So there's one moment where I always tear up, I'm afraid to say. It's the moment after all the Christmas presents have been opened and Ralphie hadn't received the BB gun he lusted after so desperately. And then (spoiler alert: but if you haven't seen the movie, you've clearly been celebrating Kwanzaa on Jupiter for the last 25 years) Ralphie's gruff Dad gives him the gift - from out of nowhere. It's just amazing in that scene to watch the Dad, the late Darren McGavin (of Kolchak: The Night Stalker fame): you can see him reliving his childhood and feeling the sense of wonder about the gift even more than Ralphie, somehow. And that's how I am, I've found out: getting gifts is great, but what I really revel in is the giving. When I see the look of surprise and delight in someone's eye when they open a gift I gave them, that's what I live for this time of year.

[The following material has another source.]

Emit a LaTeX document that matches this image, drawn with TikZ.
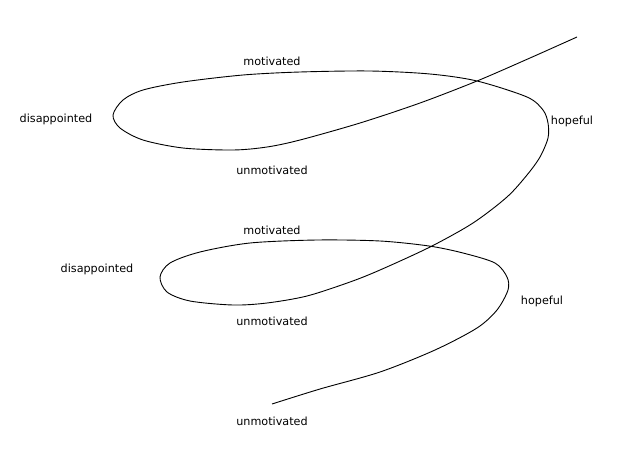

And that scene will always get to me.

2 comments:
I'm glad to see that I'm not the only man that wells up at that part. I have to admit that I try and hide it the best I can. I don't know why though. In fact, I'd say that if you don't cry at that scene your manhood is truly in question.
Indeed. I think it is related to manhood quite a bit. It demonstrates a certain quality of fathers, who are often in the backgrounds of these kind of family movies (and these kinds of families): they're actually listening and paying attention to what's going on and they always come through in the end. It's the most unexpected surprise in the film - even though I know it's coming, it's like I'm always surprised every time I see that scene.